- **Work required**: Below is some material; set it all down exactly, apart from the pictures.

- **Supplied data**:
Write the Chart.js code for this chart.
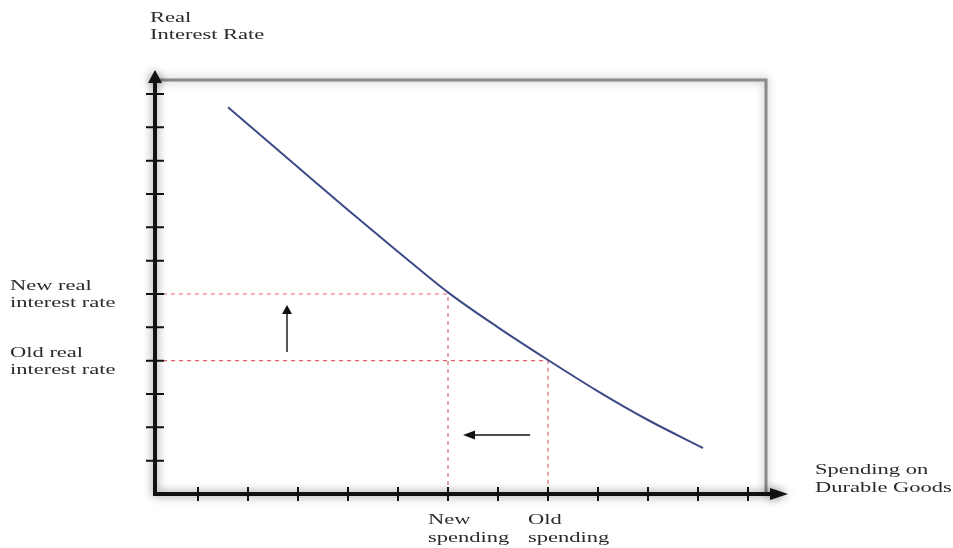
<!DOCTYPE html>
<html>
<head>
<meta charset="utf-8">
<script src="https://cdn.jsdelivr.net/npm/chart.js@4.4.1/dist/chart.umd.min.js"></script>
<style>
html,body{margin:0;padding:0;background:#fff;}
#wrap{width:953px;height:548px;position:relative;}
</style>
</head>
<body>
<div id="wrap"><canvas id="c"></canvas></div>
<script>
// ---- data (axis units: one tick = 1) ----
const curveX = [1.6, 3, 4, 5, 6, 7, 8, 9, 10, 11.1];
const curveY = [11.6, 9.8, 8.52, 7.27, 6.05, 5.0, 4.02, 3.08, 2.22, 1.38];
const xTicks = [1, 2, 3, 4, 5, 6, 7, 8, 9, 10, 11, 12];
const yTicks = [1, 2, 3, 4, 5, 6, 7, 8, 9, 10, 11, 12];
const spendingValues = [6, 8];            // new, old spending
const spendingLabels = [['New', 'spending'], ['Old', 'spending']];
const rateValues = [6, 4];                // new, old real interest rate
const rateLabels = [['New real', 'interest rate'], ['Old real', 'interest rate']];
const yAxisTitle = ['Real', 'Interest Rate'];
const xAxisTitle = ['Spending on', 'Durable Goods'];
const upArrow = [2.78, 4.26, 5.67];       // x, y from, y to
const leftArrow = [1.77, 7.64, 6.3];      // y, x from, x to
const xRange = [0.14, 12.8];
const yRange = [0, 12.72];
const boxCorner = [12.36, 12.42];         // plot frame right / top

const dashColor = 'rgba(220,70,80,0.85)';
const dashed = (i) => ({
  type: 'line',
  data: [{x: xRange[0], y: rateValues[i]}, {x: spendingValues[i], y: rateValues[i]}, {x: spendingValues[i], y: 0}],
  borderColor: dashColor, borderWidth: 1.2, borderDash: [4, 4], pointRadius: 0, tension: 0, clip: false
});

const SX = 1.5; // horizontal stretch of the original picture
function sText(ctx, str, x, y, align) {
  ctx.save();
  ctx.translate(x, y);
  ctx.scale(SX, 1);
  ctx.textAlign = align || 'left';
  ctx.fillText(str, 0, 0);
  ctx.restore();
}

const decor = {
  id: 'decor',
  beforeDatasetsDraw(chart) {
    const {ctx, scales: {x, y}} = chart;
    const x0 = x.getPixelForValue(xRange[0]), y0 = y.getPixelForValue(0);
    const xr = x.getPixelForValue(boxCorner[0]), yt = y.getPixelForValue(boxCorner[1]);
    ctx.save();
    ctx.strokeStyle = '#8a8a8a';
    ctx.lineWidth = 3;
    ctx.shadowColor = 'rgba(0,0,0,0.35)';
    ctx.shadowBlur = 8;
    ctx.beginPath();
    ctx.moveTo(x0, yt); ctx.lineTo(xr, yt); ctx.lineTo(xr, y0);
    ctx.stroke();
    ctx.restore();
  },
  afterDatasetsDraw(chart) {
    const {ctx, scales: {x, y}} = chart;
    const x0 = x.getPixelForValue(xRange[0]), y0 = y.getPixelForValue(0);
    const xEnd = x.getPixelForValue(xRange[1]), yEnd = y.getPixelForValue(yRange[1]);
    ctx.save();
    // axes with shadow
    ctx.shadowColor = 'rgba(0,0,0,0.5)';
    ctx.shadowBlur = 10;
    ctx.strokeStyle = '#111';
    ctx.fillStyle = '#111';
    ctx.lineWidth = 4;
    ctx.beginPath();
    ctx.moveTo(x0, yEnd + 10); ctx.lineTo(x0, y0); ctx.lineTo(xEnd - 14, y0);
    ctx.stroke();
    // arrow heads
    ctx.beginPath();
    ctx.moveTo(x0, yEnd); ctx.lineTo(x0 - 7, yEnd + 13); ctx.lineTo(x0 + 7, yEnd + 13); ctx.closePath(); ctx.fill();
    ctx.beginPath();
    ctx.moveTo(xEnd, y0); ctx.lineTo(xEnd - 18, y0 - 6); ctx.lineTo(xEnd - 18, y0 + 6); ctx.closePath(); ctx.fill();
    ctx.shadowBlur = 0;
    // tick marks
    ctx.lineWidth = 2;
    ctx.beginPath();
    yTicks.forEach(v => { const p = y.getPixelForValue(v); ctx.moveTo(x0 - 9, p); ctx.lineTo(x0 + 9, p); });
    xTicks.forEach(v => { const p = x.getPixelForValue(v); ctx.moveTo(p, y0 - 7); ctx.lineTo(p, y0 + 7); });
    ctx.stroke();
    // small annotation arrows
    ctx.lineWidth = 1.4;
    ctx.strokeStyle = '#111';
    const ax = x.getPixelForValue(upArrow[0]), ay0 = y.getPixelForValue(upArrow[1]), ay1 = y.getPixelForValue(upArrow[2]);
    ctx.beginPath(); ctx.moveTo(ax, ay0); ctx.lineTo(ax, ay1 + 8); ctx.stroke();
    ctx.beginPath(); ctx.moveTo(ax, ay1); ctx.lineTo(ax - 5, ay1 + 9); ctx.lineTo(ax + 5, ay1 + 9); ctx.closePath(); ctx.fill();
    const by = y.getPixelForValue(leftArrow[0]), bx0 = x.getPixelForValue(leftArrow[1]), bx1 = x.getPixelForValue(leftArrow[2]);
    ctx.beginPath(); ctx.moveTo(bx0, by); ctx.lineTo(bx1 + 10, by); ctx.stroke();
    ctx.beginPath(); ctx.moveTo(bx1, by); ctx.lineTo(bx1 + 12, by - 4.5); ctx.lineTo(bx1 + 12, by + 4.5); ctx.closePath(); ctx.fill();
    // texts
    ctx.fillStyle = '#2a2a2a';
    ctx.font = '15px "Liberation Serif", "DejaVu Serif", serif';
    ctx.textBaseline = 'middle';
    sText(ctx, yAxisTitle[0], x0 - 5, yEnd - 52);
    sText(ctx, yAxisTitle[1], x0 - 5, yEnd - 35);
    rateValues.forEach((v, i) => {
      const p = y.getPixelForValue(v);
      sText(ctx, rateLabels[i][0], x0 - 145, p - 8);
      sText(ctx, rateLabels[i][1], x0 - 145, p + 9);
    });
    spendingValues.forEach((v, i) => {
      const p = x.getPixelForValue(v);
      sText(ctx, spendingLabels[i][0], p - 20, y0 + 26);
      sText(ctx, spendingLabels[i][1], p - 20, y0 + 44);
    });
    sText(ctx, xAxisTitle[0], xEnd + 27, y0 - 24);
    sText(ctx, xAxisTitle[1], xEnd + 27, y0 - 6);
    ctx.restore();
  }
};

new Chart(document.getElementById('c'), {
  type: 'line',
  data: {
    datasets: [
      {
        data: curveX.map((v, i) => ({x: v, y: curveY[i]})),
        borderColor: '#3d4a86', borderWidth: 2, pointRadius: 0,
        cubicInterpolationMode: 'monotone', clip: false
      },
      dashed(0),
      dashed(1)
    ]
  },
  options: {
    responsive: true,
    maintainAspectRatio: false,
    animation: false,
    events: [],
    layout: {padding: {left: 155, right: 165, top: 70, bottom: 54}},
    plugins: {legend: {display: false}, tooltip: {enabled: false}},
    scales: {
      x: {type: 'linear', min: xRange[0], max: xRange[1], display: false},
      y: {type: 'linear', min: yRange[0], max: yRange[1], display: false}
    }
  },
  plugins: [decor]
});
</script>
</body>
</html>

- **Output of the task**:
Write the Chart.js code for this chart.
<!DOCTYPE html>
<html>
<head>
<meta charset="utf-8">
<script src="https://cdn.jsdelivr.net/npm/chart.js@4.4.1/dist/chart.umd.min.js"></script>
<style>
html,body{margin:0;padding:0;background:#fff;}
#wrap{width:953px;height:548px;position:relative;}
</style>
</head>
<body>
<div id="wrap"><canvas id="c"></canvas></div>
<script>
// ---- data (axis units: one tick = 1) ----
const curveX = [1.6, 3, 4, 5, 6, 7, 8, 9, 10, 11.1];
const curveY = [11.6, 9.8, 8.52, 7.27, 6.05, 5.0, 4.02, 3.08, 2.22, 1.38];
const xTicks = [1, 2, 3, 4, 5, 6, 7, 8, 9, 10, 11, 12];
const yTicks = [1, 2, 3, 4, 5, 6, 7, 8, 9, 10, 11, 12];
const spendingValues = [6, 8];            // new, old spending
const spendingLabels = [['New', 'spending'], ['Old', 'spending']];
const rateValues = [6, 4];                // new, old real interest rate
const rateLabels = [['New real', 'interest rate'], ['Old real', 'interest rate']];
const yAxisTitle = ['Real', 'Interest Rate'];
const xAxisTitle = ['Spending on', 'Durable Goods'];
const upArrow = [2.78, 4.26, 5.67];       // x, y from, y to
const leftArrow = [1.77, 7.64, 6.3];      // y, x from, x to
const xRange = [0.14, 12.8];
const yRange = [0, 12.72];
const boxCorner = [12.36, 12.42];         // plot frame right / top

const dashColor = 'rgba(220,70,80,0.85)';
const dashed = (i) => ({
  type: 'line',
  data: [{x: xRange[0], y: rateValues[i]}, {x: spendingValues[i], y: rateValues[i]}, {x: spendingValues[i], y: 0}],
  borderColor: dashColor, borderWidth: 1.2, borderDash: [4, 4], pointRadius: 0, tension: 0, clip: false
});

const SX = 1.5; // horizontal stretch of the original picture
function sText(ctx, str, x, y, align) {
  ctx.save();
  ctx.translate(x, y);
  ctx.scale(SX, 1);
  ctx.textAlign = align || 'left';
  ctx.fillText(str, 0, 0);
  ctx.restore();
}

const decor = {
  id: 'decor',
  beforeDatasetsDraw(chart) {
    const {ctx, scales: {x, y}} = chart;
    const x0 = x.getPixelForValue(xRange[0]), y0 = y.getPixelForValue(0);
    const xr = x.getPixelForValue(boxCorner[0]), yt = y.getPixelForValue(boxCorner[1]);
    ctx.save();
    ctx.strokeStyle = '#8a8a8a';
    ctx.lineWidth = 3;
    ctx.shadowColor = 'rgba(0,0,0,0.35)';
    ctx.shadowBlur = 8;
    ctx.beginPath();
    ctx.moveTo(x0, yt); ctx.lineTo(xr, yt); ctx.lineTo(xr, y0);
    ctx.stroke();
    ctx.restore();
  },
  afterDatasetsDraw(chart) {
    const {ctx, scales: {x, y}} = chart;
    const x0 = x.getPixelForValue(xRange[0]), y0 = y.getPixelForValue(0);
    const xEnd = x.getPixelForValue(xRange[1]), yEnd = y.getPixelForValue(yRange[1]);
    ctx.save();
    // axes with shadow
    ctx.shadowColor = 'rgba(0,0,0,0.5)';
    ctx.shadowBlur = 10;
    ctx.strokeStyle = '#111';
    ctx.fillStyle = '#111';
    ctx.lineWidth = 4;
    ctx.beginPath();
    ctx.moveTo(x0, yEnd + 10); ctx.lineTo(x0, y0); ctx.lineTo(xEnd - 14, y0);
    ctx.stroke();
    // arrow heads
    ctx.beginPath();
    ctx.moveTo(x0, yEnd); ctx.lineTo(x0 - 7, yEnd + 13); ctx.lineTo(x0 + 7, yEnd + 13); ctx.closePath(); ctx.fill();
    ctx.beginPath();
    ctx.moveTo(xEnd, y0); ctx.lineTo(xEnd - 18, y0 - 6); ctx.lineTo(xEnd - 18, y0 + 6); ctx.closePath(); ctx.fill();
    ctx.shadowBlur = 0;
    // tick marks
    ctx.lineWidth = 2;
    ctx.beginPath();
    yTicks.forEach(v => { const p = y.getPixelForValue(v); ctx.moveTo(x0 - 9, p); ctx.lineTo(x0 + 9, p); });
    xTicks.forEach(v => { const p = x.getPixelForValue(v); ctx.moveTo(p, y0 - 7); ctx.lineTo(p, y0 + 7); });
    ctx.stroke();
    // small annotation arrows
    ctx.lineWidth = 1.4;
    ctx.strokeStyle = '#111';
    const ax = x.getPixelForValue(upArrow[0]), ay0 = y.getPixelForValue(upArrow[1]), ay1 = y.getPixelForValue(upArrow[2]);
    ctx.beginPath(); ctx.moveTo(ax, ay0); ctx.lineTo(ax, ay1 + 8); ctx.stroke();
    ctx.beginPath(); ctx.moveTo(ax, ay1); ctx.lineTo(ax - 5, ay1 + 9); ctx.lineTo(ax + 5, ay1 + 9); ctx.closePath(); ctx.fill();
    const by = y.getPixelForValue(leftArrow[0]), bx0 = x.getPixelForValue(leftArrow[1]), bx1 = x.getPixelForValue(leftArrow[2]);
    ctx.beginPath(); ctx.moveTo(bx0, by); ctx.lineTo(bx1 + 10, by); ctx.stroke();
    ctx.beginPath(); ctx.moveTo(bx1, by); ctx.lineTo(bx1 + 12, by - 4.5); ctx.lineTo(bx1 + 12, by + 4.5); ctx.closePath(); ctx.fill();
    // texts
    ctx.fillStyle = '#2a2a2a';
    ctx.font = '15px "Liberation Serif", "DejaVu Serif", serif';
    ctx.textBaseline = 'middle';
    sText(ctx, yAxisTitle[0], x0 - 5, yEnd - 52);
    sText(ctx, yAxisTitle[1], x0 - 5, yEnd - 35);
    rateValues.forEach((v, i) => {
      const p = y.getPixelForValue(v);
      sText(ctx, rateLabels[i][0], x0 - 145, p - 8);
      sText(ctx, rateLabels[i][1], x0 - 145, p + 9);
    });
    spendingValues.forEach((v, i) => {
      const p = x.getPixelForValue(v);
      sText(ctx, spendingLabels[i][0], p - 20, y0 + 26);
      sText(ctx, spendingLabels[i][1], p - 20, y0 + 44);
    });
    sText(ctx, xAxisTitle[0], xEnd + 27, y0 - 24);
    sText(ctx, xAxisTitle[1], xEnd + 27, y0 - 6);
    ctx.restore();
  }
};

new Chart(document.getElementById('c'), {
  type: 'line',
  data: {
    datasets: [
      {
        data: curveX.map((v, i) => ({x: v, y: curveY[i]})),
        borderColor: '#3d4a86', borderWidth: 2, pointRadius: 0,
        cubicInterpolationMode: 'monotone', clip: false
      },
      dashed(0),
      dashed(1)
    ]
  },
  options: {
    responsive: true,
    maintainAspectRatio: false,
    animation: false,
    events: [],
    layout: {padding: {left: 155, right: 165, top: 70, bottom: 54}},
    plugins: {legend: {display: false}, tooltip: {enabled: false}},
    scales: {
      x: {type: 'linear', min: xRange[0], max: xRange[1], display: false},
      y: {type: 'linear', min: yRange[0], max: yRange[1], display: false}
    }
  },
  plugins: [decor]
});
</script>
</body>
</html>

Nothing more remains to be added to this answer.